Gli obiettivi della nuova “cosa” di Blair non sono ancora del tutto espliciti, ma parlando di Brexit in un’intervista di fine ottobre alla BBC Blair ha detto che il Regno Unito non dovrebbe escludere la possibilità di votare in un nuovo referendum: «Se diventa evidente che si sta trattando di una questione con implicazioni gravi e che gli elettori potrebbero decidere di non volere fino in fondo, ci deve essere un modo – o attraverso il parlamento o attraverso un’elezione o attraverso un referendum – per far esprimere ai cittadini la propria opinione».

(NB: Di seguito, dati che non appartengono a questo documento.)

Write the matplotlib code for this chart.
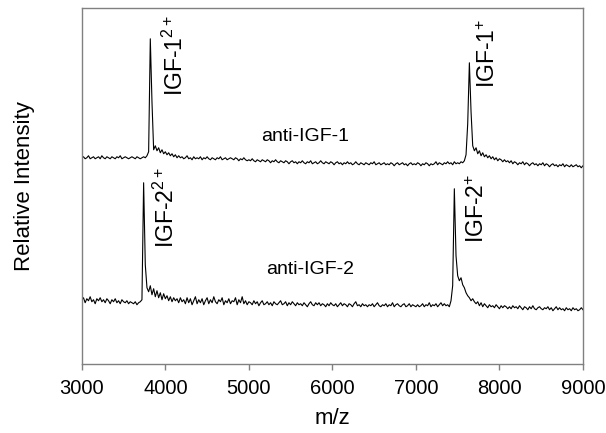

Non è chiaro come queste iniziative influenzeranno la procedura o la modalità di uscita del Regno Unito ed è difficile prevedere oggi anche come andranno le trattative. May ha detto che invocherà l’articolo 50 del Trattato di Lisbona, quello che formalmente fa iniziare le procedure di uscita, entro il prossimo marzo. Giovedì 3 novembre l’Alta Corte di Giustizia del Regno Unito ha però stabilito che, in base alla costituzione britannica, il governo non potrà appellarsi all’articolo 50 senza prima passare da un voto del parlamento che confermi o meno la volontà espressa dai cittadini con il referendum, che tecnicamente aveva solo valore consultivo. Il governo britannico ha detto che farà appello contro la decisione dell’Alta Corte di Giustizia e una decisione definitiva dovrebbe arrivare prima di Natale, ma intanto sta preparando una bozza di legge. Una volta notificata formalmente al Consiglio europeo l’intenzione del Regno Unito di lasciare la UE, inizieranno i negoziati per definire le modalità del recesso. L’articolo 50 prevede che le trattative si concludano entro due anni: se questo non dovesse succedere, l’appartenenza dello Stato membro alla UE decadrebbe automaticamente, a meno che il Consiglio europeo e gli altri Stati membri non decidano insieme di estendere il periodo delle negoziazioni.